RFour Energy
RFour Energy is an independent reservoir-engineering and applied-machine-learning practice working on the upstream subsurface — turning logs, production histories, and core into defensible answers about what is in the ground and how much of it will flow. The throughline is physics first: a model that cannot reproduce something already known about a reservoir is not ready to forecast it.
What we do
We work across reservoir engineering, petrophysics, and applied machine learning for oil, gas, and geothermal. In practice that spans decline-curve and rate-transient analysis, material balance, nodal analysis, rock typing and formation evaluation — including the low-resistivity pay that quick-look logs miss — EOR screening, probabilistic volumetrics, reserves classification under PRMS, and gas- and oil-well surveillance. Each method is applied as a named, traceable technique rather than a black box.
How we work
Five steps, in order. Frame the operational question before reaching for an algorithm. Audit the data that is actually there — well tests, production histories, open-hole logs, the spreadsheets that hold the truth. Prototype a working model fast and test it against events we already remember, not just a train/test split. Document so the next engineer can pick it up without a phone call.
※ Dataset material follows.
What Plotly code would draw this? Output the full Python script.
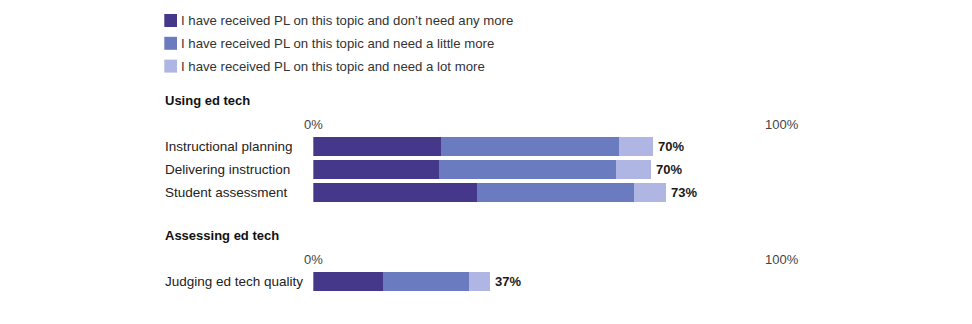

And Revisit, because subsurface models age — the ones worth keeping are the ones we are willing to come back to and disagree with.
Selected results
A sample of applied machine-learning work, built with artificial neural network (ANN) and adaptive neuro-fuzzy inference system (ANFIS) architectures. Each is reported on held-out data, not in-sample fit alone.
| Result | Application |
|---|---|
| R² 0.997 | Petrophysics inference for cap-rock evaluation — open-hole logs to petrophysical properties, blind-tested across fields |
| NRMSE 0.032 | Unconventional reservoir properties from log data (coalbed methane) — multi-property inference |
| R² 0.965 | Sorption-parameter prediction (coalbed methane) |
We report performance with the right yardstick — R² paired with NRMSE — and, wherever possible, a blind test, because a single in-sample number is not evidence that a model generalises.
Working stack
Python and the standard ML stack (PyTorch, scikit-learn), ANN and ANFIS, physics-informed methods, and the classical reservoir-engineering toolkit — material balance, decline-curve analysis, reservoir simulation. On top sits an Excel-friendly ingestion layer, interactive web dashboards, and an agentic-AI interpretation layer. Tools are built standalone first, then integrated into the broader workflow.
Tools & writing
We build and maintain a suite of browser-based petroleum-engineering tools — among them an integrated gas-and-oil well-surveillance system and an integrated production-reservoir system — and publish working method notes on the technical blog, organised into collections on production analysis, subsurface characterization, and reserves & reservoir performance.
How we report
Three standards run through everything: performance is stated with uncertainty (R²/NRMSE plus a blind test, never a single number); every analytic claim is traceable to a named method — Archie, Arps, Chan, Coleman-Turner, Waxman-Smits, PRMS — rather than an opaque model; and uncertainty and non-uniqueness are stated plainly, not hidden, such as treating water-drive gas-in-place as an upper bound rather than a single answer.